Task requirements –
Using the material below, repeat exactly the lines from the one with "Reproduce this chart with D3.js." through the one with "const centralSideX = [1, 9.5, 13, 33, 44, 74, 100, 116]", ends included, without any images.

______

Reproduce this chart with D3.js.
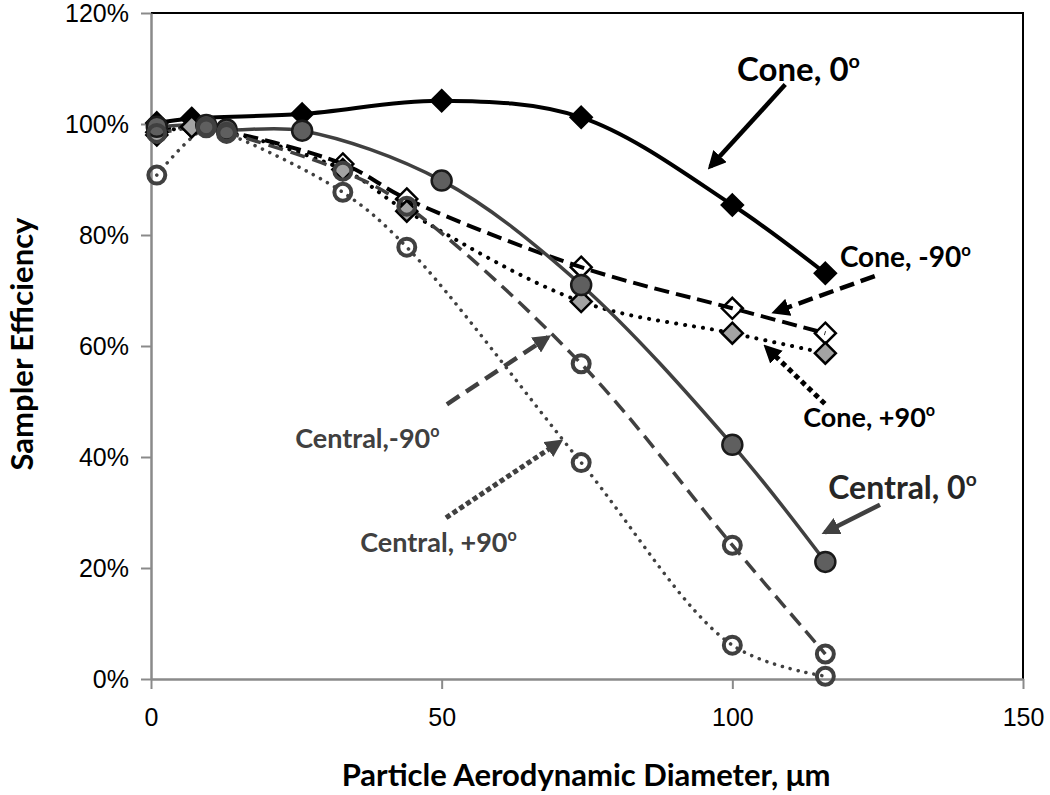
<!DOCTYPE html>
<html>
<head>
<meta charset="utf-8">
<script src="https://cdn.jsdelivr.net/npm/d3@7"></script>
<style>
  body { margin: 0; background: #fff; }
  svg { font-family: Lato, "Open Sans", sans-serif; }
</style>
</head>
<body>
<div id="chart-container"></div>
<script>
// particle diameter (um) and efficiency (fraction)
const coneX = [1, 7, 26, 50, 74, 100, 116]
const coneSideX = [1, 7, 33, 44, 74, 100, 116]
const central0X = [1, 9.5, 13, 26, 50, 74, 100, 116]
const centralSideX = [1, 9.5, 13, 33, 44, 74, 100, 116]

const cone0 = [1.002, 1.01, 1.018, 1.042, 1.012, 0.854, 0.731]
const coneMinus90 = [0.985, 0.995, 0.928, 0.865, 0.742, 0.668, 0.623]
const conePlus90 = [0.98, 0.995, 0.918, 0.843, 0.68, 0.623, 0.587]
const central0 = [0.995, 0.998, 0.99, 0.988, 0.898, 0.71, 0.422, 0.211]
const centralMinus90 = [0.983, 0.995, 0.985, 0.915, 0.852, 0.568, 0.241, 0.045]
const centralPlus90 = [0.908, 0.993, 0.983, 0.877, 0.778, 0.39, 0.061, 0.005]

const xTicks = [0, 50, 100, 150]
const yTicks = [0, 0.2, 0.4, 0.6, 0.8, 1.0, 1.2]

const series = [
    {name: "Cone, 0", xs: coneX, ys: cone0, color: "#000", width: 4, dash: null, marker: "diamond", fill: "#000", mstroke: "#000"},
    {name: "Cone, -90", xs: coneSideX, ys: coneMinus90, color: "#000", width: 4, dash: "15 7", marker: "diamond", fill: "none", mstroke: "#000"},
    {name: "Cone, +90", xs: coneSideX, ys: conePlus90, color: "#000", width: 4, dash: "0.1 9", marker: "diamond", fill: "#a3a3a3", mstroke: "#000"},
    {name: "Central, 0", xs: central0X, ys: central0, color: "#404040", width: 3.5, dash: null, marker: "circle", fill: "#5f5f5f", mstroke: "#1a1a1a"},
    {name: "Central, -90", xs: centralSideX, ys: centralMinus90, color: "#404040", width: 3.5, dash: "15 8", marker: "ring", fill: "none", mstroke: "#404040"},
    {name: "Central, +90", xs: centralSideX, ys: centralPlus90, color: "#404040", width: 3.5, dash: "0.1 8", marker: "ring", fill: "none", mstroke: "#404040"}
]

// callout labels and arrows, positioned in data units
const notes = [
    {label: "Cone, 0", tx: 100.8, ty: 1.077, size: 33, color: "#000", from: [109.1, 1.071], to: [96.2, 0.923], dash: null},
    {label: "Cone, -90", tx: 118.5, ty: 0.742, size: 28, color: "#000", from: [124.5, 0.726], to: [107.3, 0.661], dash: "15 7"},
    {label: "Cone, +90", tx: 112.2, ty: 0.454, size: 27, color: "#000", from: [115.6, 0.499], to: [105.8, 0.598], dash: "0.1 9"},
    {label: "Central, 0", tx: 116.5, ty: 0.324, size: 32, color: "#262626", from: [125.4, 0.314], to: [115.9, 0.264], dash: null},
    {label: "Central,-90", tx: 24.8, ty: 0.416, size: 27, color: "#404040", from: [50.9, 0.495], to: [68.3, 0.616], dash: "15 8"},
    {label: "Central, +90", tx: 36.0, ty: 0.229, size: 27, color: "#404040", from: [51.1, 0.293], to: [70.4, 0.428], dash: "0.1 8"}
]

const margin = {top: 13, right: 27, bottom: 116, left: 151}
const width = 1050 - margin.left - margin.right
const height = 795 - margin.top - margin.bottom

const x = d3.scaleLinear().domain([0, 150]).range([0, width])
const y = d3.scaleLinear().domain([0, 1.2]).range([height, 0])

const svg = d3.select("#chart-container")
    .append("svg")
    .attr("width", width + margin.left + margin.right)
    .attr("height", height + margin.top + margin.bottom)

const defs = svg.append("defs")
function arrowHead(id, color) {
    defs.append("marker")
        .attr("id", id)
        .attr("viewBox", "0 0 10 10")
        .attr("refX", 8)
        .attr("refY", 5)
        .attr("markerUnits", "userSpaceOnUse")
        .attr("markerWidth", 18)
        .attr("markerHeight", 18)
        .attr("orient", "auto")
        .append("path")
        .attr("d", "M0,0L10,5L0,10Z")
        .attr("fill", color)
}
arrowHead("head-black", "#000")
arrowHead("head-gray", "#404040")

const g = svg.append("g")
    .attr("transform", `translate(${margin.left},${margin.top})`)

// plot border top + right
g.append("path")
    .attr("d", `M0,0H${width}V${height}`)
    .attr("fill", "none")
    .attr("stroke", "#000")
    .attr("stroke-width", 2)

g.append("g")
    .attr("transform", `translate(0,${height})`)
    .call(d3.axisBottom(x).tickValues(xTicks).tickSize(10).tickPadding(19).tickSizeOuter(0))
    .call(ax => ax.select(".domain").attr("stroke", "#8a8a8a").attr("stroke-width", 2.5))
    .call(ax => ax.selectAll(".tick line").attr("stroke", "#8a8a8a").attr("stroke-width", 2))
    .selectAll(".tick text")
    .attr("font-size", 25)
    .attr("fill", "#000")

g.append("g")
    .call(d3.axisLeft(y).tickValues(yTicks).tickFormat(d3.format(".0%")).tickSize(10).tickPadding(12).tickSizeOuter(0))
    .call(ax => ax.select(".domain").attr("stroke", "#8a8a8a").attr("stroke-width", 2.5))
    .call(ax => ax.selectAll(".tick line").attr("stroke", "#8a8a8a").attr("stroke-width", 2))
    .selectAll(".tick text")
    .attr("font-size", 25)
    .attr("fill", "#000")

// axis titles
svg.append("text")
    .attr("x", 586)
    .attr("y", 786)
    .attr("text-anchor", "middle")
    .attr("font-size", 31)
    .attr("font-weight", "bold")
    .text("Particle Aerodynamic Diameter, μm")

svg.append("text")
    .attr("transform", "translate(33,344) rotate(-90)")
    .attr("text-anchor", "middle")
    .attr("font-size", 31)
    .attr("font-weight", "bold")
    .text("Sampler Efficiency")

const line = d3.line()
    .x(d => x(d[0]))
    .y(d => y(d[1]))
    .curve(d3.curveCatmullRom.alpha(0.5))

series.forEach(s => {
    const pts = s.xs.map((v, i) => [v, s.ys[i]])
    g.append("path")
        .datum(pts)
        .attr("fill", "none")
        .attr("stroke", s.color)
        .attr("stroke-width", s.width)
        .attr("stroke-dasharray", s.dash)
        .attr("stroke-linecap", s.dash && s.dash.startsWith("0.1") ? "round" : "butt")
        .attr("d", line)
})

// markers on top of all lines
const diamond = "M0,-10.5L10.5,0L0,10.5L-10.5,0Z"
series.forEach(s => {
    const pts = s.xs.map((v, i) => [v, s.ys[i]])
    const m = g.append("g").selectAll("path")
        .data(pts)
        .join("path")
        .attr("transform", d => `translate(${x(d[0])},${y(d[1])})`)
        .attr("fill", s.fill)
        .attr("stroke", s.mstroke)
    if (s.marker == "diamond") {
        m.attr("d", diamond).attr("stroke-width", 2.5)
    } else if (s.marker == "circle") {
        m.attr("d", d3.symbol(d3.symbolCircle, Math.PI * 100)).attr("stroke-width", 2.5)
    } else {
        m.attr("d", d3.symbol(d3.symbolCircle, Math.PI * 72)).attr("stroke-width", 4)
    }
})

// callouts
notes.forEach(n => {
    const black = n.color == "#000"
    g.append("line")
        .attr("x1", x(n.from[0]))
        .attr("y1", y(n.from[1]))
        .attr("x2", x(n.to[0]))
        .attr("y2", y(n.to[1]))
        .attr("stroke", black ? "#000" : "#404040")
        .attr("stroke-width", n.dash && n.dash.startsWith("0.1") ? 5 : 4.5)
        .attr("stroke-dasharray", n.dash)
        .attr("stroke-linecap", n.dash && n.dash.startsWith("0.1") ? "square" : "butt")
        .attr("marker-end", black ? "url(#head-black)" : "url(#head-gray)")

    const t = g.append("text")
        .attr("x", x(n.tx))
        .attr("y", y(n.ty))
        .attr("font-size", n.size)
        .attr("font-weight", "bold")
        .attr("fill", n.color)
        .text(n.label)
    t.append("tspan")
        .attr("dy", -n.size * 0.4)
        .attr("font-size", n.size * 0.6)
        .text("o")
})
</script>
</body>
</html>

______

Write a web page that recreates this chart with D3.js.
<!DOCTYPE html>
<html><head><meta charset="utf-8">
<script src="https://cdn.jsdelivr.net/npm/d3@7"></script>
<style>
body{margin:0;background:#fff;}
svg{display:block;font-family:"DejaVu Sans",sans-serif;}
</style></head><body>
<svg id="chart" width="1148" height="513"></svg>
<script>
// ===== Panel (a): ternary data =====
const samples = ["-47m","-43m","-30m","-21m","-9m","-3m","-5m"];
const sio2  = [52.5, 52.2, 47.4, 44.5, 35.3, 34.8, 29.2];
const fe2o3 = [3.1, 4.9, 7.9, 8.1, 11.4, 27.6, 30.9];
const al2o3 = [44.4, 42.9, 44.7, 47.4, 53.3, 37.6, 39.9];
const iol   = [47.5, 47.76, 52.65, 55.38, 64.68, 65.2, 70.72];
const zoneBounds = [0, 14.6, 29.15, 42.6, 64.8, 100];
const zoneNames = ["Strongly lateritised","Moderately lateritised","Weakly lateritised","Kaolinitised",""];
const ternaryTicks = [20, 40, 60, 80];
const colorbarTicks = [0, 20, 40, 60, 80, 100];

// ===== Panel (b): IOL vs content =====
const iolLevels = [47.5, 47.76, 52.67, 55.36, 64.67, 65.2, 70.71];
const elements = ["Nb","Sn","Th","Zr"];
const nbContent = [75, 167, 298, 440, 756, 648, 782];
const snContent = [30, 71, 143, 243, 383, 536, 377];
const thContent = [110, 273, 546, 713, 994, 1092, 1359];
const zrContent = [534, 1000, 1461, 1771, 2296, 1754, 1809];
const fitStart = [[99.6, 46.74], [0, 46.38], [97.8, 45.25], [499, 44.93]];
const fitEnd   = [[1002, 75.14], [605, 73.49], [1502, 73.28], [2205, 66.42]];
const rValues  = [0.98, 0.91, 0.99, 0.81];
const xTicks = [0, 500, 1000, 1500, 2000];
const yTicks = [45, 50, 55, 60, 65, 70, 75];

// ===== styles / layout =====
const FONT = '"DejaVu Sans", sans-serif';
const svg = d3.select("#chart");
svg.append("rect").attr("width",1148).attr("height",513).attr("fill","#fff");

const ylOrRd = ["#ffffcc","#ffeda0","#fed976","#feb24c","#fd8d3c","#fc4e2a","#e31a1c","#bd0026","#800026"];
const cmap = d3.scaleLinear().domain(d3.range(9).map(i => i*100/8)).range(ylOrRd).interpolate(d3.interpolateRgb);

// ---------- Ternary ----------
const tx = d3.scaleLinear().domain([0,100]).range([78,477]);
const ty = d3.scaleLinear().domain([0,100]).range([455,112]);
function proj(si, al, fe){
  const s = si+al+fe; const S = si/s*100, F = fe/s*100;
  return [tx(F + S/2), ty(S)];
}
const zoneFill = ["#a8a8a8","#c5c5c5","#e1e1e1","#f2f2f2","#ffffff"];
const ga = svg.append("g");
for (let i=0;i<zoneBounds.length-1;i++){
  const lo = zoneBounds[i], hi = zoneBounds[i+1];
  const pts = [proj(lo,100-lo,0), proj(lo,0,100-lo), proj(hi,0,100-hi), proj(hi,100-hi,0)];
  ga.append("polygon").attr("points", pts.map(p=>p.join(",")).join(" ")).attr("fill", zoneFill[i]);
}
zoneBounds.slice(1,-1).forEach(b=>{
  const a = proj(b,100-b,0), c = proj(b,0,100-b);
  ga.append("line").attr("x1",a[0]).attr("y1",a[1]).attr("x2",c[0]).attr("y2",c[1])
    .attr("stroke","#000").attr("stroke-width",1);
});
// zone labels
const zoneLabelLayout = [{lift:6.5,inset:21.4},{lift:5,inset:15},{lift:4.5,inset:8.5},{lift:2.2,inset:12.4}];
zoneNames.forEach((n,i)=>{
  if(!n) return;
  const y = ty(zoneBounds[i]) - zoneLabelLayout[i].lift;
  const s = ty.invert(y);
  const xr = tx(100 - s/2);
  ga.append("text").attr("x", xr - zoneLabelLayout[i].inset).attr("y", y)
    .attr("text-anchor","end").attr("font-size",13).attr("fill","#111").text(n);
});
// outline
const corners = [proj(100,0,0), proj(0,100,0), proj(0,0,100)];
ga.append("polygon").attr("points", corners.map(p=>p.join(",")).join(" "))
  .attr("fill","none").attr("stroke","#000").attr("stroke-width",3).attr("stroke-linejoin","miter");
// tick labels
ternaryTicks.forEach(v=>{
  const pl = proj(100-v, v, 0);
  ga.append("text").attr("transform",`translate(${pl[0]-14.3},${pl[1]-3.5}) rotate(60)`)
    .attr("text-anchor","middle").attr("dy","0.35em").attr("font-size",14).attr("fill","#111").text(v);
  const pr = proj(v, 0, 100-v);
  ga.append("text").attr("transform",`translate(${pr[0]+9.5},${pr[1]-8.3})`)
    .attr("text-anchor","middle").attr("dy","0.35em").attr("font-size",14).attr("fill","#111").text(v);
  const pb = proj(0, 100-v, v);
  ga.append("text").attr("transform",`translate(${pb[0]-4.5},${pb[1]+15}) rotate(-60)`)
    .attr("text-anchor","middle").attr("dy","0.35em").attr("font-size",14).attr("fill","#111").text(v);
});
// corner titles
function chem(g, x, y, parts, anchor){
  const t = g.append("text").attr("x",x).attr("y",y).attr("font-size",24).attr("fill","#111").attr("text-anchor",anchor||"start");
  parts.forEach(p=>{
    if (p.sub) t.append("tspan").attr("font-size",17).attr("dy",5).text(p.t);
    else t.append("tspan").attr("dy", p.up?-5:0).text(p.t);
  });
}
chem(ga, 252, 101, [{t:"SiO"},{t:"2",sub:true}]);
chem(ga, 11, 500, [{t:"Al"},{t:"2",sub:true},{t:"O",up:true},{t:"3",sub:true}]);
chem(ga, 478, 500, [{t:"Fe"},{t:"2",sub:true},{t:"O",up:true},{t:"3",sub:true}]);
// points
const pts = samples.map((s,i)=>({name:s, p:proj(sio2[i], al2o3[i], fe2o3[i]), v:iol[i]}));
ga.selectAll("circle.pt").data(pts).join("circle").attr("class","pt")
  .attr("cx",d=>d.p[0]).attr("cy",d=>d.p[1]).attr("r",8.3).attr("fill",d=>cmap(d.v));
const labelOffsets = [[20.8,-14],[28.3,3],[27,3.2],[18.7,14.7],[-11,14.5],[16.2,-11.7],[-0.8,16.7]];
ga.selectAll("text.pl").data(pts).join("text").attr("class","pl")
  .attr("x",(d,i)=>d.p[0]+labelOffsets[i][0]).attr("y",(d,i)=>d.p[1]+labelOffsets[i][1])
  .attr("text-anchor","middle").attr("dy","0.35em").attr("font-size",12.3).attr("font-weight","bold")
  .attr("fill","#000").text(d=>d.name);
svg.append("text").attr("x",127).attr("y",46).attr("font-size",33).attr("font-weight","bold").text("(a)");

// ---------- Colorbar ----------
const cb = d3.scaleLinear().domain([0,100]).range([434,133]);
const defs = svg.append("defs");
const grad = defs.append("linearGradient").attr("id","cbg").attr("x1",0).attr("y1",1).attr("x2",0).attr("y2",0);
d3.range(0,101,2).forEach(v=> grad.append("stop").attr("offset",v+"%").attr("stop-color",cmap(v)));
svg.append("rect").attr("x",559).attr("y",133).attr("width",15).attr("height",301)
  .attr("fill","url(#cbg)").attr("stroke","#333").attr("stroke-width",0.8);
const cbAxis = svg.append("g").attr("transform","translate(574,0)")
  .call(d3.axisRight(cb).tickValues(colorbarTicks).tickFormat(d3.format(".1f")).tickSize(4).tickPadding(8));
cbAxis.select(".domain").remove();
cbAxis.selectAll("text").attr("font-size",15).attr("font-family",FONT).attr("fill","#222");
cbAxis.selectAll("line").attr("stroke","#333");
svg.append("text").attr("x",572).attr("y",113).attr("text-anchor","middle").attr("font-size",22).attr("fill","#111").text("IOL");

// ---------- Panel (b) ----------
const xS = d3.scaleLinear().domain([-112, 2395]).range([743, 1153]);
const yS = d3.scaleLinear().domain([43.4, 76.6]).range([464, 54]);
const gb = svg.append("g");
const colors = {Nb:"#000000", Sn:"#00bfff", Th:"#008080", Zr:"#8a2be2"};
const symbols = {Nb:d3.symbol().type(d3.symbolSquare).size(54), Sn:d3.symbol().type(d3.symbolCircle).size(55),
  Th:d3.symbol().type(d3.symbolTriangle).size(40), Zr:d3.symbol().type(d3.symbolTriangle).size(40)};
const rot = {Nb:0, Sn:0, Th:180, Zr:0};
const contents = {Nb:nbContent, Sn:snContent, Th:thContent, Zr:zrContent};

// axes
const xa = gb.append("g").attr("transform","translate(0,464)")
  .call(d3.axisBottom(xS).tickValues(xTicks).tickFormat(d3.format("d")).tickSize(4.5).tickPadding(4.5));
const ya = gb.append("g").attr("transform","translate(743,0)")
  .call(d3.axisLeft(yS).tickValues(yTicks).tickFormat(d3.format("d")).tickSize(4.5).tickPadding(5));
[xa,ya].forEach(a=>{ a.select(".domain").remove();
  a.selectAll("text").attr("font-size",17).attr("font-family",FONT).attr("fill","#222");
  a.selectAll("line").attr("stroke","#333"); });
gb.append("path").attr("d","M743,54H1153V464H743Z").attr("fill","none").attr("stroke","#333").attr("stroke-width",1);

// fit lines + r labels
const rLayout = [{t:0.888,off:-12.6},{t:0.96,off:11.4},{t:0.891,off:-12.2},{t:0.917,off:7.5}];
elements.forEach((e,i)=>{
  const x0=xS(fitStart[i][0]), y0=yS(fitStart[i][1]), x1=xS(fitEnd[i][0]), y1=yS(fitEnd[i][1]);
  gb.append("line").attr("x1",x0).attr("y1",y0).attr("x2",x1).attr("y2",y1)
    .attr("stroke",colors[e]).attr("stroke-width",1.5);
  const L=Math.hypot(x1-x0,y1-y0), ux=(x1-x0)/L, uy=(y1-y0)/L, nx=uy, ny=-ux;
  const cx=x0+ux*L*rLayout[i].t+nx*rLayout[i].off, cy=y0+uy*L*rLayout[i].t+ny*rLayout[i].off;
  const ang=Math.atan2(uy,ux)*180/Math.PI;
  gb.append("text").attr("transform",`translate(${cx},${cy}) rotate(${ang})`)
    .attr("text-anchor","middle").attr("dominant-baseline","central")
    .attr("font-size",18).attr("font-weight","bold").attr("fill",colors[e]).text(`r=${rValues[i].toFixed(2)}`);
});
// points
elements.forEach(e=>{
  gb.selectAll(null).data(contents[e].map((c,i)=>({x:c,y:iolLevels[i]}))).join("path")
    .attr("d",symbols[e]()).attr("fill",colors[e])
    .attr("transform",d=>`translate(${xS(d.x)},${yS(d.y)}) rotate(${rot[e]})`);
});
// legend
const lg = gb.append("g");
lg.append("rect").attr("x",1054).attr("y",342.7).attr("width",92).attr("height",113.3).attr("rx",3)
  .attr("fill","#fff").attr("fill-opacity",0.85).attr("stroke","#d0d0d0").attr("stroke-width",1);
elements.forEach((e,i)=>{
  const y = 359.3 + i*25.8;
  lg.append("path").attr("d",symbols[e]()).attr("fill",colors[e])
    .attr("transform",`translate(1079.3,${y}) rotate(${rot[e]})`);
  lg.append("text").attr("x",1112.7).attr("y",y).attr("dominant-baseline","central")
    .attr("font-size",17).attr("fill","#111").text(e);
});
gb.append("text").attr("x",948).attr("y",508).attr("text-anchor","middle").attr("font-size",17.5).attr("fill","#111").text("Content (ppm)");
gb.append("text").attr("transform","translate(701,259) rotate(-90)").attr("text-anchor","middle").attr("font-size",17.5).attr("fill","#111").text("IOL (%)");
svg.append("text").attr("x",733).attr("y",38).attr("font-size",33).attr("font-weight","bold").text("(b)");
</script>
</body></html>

______

Result –
Reproduce this chart with D3.js.
<!DOCTYPE html>
<html>
<head>
<meta charset="utf-8">
<script src="https://cdn.jsdelivr.net/npm/d3@7"></script>
<style>
  body { margin: 0; background: #fff; }
  svg { font-family: Lato, "Open Sans", sans-serif; }
</style>
</head>
<body>
<div id="chart-container"></div>
<script>
// particle diameter (um) and efficiency (fraction)
const coneX = [1, 7, 26, 50, 74, 100, 116]
const coneSideX = [1, 7, 33, 44, 74, 100, 116]
const central0X = [1, 9.5, 13, 26, 50, 74, 100, 116]
const centralSideX = [1, 9.5, 13, 33, 44, 74, 100, 116]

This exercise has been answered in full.